» DIRECTION
List each line of the data that holds the string "matplotlib", please.

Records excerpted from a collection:
──────────────────────────────

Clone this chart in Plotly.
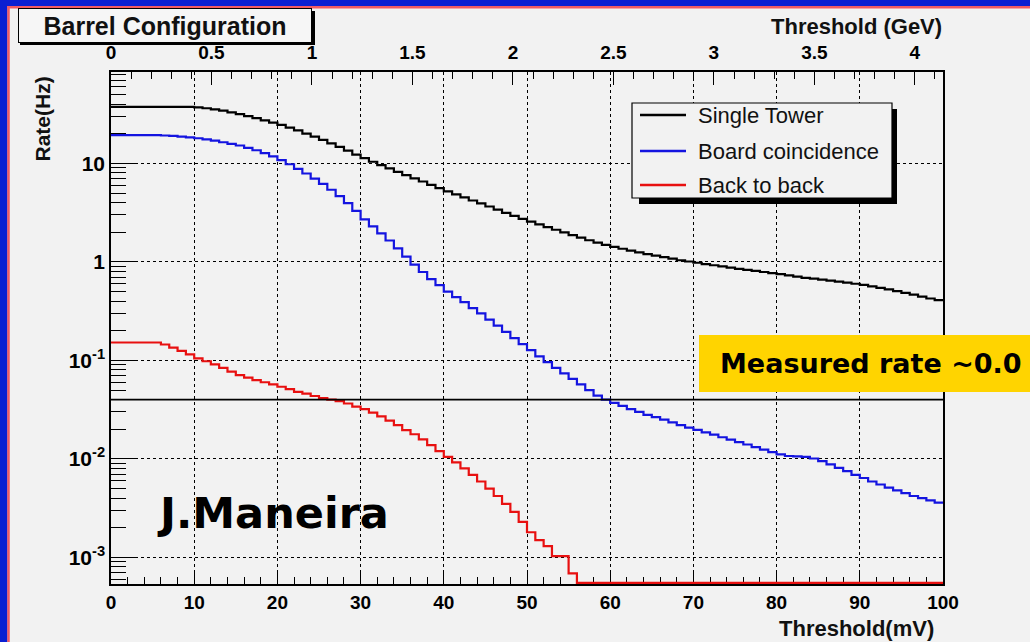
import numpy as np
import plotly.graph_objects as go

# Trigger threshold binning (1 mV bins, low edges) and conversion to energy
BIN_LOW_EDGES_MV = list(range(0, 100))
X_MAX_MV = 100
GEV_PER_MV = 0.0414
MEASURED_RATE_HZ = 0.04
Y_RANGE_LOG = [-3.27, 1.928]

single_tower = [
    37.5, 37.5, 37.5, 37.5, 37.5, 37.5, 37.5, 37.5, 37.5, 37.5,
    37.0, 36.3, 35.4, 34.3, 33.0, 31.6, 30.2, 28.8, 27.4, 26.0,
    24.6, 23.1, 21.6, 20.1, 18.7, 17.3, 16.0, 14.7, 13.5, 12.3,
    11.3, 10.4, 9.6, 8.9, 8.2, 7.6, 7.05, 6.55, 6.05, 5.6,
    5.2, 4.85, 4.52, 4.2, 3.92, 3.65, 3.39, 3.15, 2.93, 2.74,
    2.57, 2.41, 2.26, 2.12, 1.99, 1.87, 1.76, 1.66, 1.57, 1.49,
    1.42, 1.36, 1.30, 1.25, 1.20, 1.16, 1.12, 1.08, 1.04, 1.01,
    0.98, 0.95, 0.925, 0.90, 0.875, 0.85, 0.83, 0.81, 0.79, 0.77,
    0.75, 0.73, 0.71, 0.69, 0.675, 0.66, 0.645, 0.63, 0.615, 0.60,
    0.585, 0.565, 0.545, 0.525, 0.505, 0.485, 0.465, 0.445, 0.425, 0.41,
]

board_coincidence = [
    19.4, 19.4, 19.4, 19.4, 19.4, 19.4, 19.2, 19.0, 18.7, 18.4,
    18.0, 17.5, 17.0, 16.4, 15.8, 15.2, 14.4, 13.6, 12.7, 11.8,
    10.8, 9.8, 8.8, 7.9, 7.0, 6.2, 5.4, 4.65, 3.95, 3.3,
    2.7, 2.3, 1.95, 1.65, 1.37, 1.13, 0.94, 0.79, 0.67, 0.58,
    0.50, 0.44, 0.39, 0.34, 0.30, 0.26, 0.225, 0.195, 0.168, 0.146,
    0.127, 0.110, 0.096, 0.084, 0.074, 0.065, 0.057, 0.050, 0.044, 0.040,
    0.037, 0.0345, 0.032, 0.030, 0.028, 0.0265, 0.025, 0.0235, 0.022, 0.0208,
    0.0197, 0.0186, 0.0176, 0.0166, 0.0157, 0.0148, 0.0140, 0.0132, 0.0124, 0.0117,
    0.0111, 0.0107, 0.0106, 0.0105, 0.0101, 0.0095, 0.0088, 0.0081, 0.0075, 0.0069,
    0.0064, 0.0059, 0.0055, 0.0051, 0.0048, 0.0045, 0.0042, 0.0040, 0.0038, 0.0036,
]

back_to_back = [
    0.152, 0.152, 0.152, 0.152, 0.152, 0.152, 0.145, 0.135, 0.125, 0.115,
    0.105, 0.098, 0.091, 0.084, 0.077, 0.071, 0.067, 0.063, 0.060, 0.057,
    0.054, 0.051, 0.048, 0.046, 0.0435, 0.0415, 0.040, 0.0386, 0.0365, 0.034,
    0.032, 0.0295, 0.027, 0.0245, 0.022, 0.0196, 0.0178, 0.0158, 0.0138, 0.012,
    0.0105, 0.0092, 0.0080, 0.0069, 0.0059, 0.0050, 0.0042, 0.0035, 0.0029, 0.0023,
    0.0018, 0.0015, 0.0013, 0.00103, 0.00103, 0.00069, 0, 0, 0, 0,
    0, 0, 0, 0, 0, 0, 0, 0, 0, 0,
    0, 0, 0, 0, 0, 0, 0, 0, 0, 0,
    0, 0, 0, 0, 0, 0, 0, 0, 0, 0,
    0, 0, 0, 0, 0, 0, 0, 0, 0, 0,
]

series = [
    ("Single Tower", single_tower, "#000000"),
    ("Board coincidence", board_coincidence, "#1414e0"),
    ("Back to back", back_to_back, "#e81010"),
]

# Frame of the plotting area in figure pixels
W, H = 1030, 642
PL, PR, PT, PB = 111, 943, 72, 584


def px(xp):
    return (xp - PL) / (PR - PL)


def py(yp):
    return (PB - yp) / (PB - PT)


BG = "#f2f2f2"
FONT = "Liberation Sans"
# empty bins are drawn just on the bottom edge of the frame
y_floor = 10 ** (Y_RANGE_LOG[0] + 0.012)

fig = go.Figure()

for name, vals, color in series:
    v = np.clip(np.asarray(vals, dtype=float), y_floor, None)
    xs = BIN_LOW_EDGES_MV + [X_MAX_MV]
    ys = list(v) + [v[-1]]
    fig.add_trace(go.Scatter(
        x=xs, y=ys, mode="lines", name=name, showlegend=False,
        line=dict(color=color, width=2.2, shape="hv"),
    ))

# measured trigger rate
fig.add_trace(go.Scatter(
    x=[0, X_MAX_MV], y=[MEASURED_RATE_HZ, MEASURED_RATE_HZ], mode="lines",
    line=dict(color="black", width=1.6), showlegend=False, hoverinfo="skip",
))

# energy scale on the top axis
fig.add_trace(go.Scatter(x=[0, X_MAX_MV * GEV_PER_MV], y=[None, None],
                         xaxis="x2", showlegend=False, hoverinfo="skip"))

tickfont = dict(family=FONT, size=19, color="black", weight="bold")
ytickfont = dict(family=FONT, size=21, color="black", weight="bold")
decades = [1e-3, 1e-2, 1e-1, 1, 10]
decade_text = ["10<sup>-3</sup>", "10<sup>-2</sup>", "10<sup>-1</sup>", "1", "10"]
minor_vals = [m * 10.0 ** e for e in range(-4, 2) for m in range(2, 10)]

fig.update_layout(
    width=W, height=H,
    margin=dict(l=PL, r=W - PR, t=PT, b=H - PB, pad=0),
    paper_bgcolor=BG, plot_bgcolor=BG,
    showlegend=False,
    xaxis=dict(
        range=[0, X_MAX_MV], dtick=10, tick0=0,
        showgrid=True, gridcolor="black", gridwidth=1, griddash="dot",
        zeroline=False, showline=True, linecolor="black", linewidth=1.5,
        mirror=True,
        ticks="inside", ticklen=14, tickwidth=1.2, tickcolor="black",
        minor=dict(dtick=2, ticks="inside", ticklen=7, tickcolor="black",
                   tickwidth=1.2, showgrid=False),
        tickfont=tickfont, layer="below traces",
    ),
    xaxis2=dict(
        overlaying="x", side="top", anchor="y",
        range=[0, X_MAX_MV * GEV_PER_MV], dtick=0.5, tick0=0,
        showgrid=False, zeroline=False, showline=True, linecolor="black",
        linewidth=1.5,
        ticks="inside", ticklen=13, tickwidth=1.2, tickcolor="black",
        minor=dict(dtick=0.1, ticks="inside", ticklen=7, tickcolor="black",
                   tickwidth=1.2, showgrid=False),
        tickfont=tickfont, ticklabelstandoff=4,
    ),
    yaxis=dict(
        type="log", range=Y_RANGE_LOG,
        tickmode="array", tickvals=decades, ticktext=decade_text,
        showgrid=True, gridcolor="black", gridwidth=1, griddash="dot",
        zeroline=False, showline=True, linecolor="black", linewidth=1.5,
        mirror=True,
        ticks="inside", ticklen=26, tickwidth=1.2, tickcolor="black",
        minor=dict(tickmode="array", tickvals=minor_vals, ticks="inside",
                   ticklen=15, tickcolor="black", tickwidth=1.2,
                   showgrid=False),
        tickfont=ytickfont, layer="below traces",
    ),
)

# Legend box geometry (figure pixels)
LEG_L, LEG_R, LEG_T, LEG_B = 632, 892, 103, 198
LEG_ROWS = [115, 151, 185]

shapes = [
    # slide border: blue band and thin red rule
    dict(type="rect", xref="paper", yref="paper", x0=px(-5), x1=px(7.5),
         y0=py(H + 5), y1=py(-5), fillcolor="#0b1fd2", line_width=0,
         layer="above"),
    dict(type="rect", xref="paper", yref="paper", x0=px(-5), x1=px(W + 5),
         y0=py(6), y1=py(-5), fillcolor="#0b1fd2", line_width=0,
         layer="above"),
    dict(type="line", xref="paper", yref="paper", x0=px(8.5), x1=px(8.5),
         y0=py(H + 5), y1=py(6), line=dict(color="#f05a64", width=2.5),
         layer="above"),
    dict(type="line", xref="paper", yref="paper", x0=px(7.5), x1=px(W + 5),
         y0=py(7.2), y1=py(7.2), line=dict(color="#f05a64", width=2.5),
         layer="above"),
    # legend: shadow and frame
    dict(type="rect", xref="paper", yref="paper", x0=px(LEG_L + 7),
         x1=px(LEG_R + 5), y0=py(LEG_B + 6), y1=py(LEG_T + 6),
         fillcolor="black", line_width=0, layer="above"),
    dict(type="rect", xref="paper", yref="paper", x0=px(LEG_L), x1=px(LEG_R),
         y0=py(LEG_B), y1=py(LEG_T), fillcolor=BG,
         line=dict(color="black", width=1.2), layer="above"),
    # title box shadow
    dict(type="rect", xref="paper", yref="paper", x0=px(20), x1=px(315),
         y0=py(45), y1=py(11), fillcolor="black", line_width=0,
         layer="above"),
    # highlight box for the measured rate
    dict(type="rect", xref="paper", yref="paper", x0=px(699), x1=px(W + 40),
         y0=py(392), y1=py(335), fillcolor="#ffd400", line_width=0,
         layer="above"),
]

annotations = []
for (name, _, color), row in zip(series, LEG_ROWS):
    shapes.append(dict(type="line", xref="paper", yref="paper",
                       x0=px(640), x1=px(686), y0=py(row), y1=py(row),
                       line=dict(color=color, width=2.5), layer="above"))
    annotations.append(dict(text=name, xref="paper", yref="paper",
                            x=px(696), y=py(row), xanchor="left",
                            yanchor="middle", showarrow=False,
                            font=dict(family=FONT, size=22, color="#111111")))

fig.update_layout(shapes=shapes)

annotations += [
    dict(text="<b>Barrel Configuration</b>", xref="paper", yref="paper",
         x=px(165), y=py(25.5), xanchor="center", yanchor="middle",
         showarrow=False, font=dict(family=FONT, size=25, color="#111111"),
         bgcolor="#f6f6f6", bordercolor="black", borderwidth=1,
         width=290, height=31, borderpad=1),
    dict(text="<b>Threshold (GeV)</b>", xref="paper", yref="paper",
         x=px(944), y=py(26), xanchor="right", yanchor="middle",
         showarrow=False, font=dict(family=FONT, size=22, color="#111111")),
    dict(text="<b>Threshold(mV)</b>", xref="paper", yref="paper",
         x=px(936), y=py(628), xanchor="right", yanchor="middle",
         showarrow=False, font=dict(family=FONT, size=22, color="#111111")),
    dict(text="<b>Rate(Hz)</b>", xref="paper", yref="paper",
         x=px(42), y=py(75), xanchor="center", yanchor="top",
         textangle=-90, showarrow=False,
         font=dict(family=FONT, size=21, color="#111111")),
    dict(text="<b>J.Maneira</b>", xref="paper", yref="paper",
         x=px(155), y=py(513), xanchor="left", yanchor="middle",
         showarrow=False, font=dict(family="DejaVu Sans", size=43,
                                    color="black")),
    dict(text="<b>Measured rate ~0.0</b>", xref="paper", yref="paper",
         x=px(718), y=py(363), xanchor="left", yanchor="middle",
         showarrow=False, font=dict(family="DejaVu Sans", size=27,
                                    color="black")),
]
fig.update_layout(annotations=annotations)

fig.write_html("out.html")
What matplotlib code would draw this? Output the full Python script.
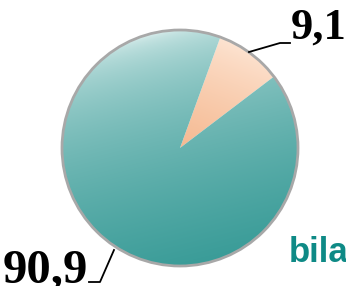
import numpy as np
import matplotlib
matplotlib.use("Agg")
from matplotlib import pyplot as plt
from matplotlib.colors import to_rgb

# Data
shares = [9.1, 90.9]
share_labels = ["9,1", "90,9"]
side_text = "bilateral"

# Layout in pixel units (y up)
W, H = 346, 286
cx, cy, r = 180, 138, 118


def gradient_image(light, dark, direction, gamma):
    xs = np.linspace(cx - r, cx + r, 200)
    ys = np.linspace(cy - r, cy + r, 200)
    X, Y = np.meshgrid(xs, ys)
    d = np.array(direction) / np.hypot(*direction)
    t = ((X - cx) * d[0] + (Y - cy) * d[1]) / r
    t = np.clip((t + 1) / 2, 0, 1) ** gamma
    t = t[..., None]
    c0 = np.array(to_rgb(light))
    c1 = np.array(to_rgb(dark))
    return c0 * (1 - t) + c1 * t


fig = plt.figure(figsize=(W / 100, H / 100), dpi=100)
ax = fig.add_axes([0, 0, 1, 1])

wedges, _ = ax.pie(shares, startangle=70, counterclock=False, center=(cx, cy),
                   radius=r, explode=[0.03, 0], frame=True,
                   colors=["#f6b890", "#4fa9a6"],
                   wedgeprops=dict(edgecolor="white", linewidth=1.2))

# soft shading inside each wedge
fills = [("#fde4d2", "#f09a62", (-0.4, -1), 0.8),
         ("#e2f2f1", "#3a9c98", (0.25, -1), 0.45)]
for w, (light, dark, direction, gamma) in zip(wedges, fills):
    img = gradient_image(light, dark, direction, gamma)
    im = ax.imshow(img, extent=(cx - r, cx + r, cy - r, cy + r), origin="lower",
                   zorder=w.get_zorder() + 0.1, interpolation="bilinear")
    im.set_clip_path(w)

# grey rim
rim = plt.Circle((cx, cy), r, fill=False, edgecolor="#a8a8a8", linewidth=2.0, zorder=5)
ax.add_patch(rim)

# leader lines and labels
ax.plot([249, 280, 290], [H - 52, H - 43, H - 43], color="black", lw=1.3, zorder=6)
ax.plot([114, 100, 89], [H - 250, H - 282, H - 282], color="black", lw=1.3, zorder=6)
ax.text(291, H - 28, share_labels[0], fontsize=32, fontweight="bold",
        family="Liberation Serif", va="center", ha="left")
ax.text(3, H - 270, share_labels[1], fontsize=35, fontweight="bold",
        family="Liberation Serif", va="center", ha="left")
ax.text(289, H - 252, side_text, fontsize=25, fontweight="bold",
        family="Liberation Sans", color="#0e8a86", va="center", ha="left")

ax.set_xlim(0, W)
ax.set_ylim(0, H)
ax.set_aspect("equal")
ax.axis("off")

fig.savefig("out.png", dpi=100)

──────────────────────────────

» EXERCISE OUTPUT
What matplotlib code would draw this? Output the full Python script.
import matplotlib
matplotlib.use("Agg")
from matplotlib import pyplot as plt
from matplotlib.colors import to_rgb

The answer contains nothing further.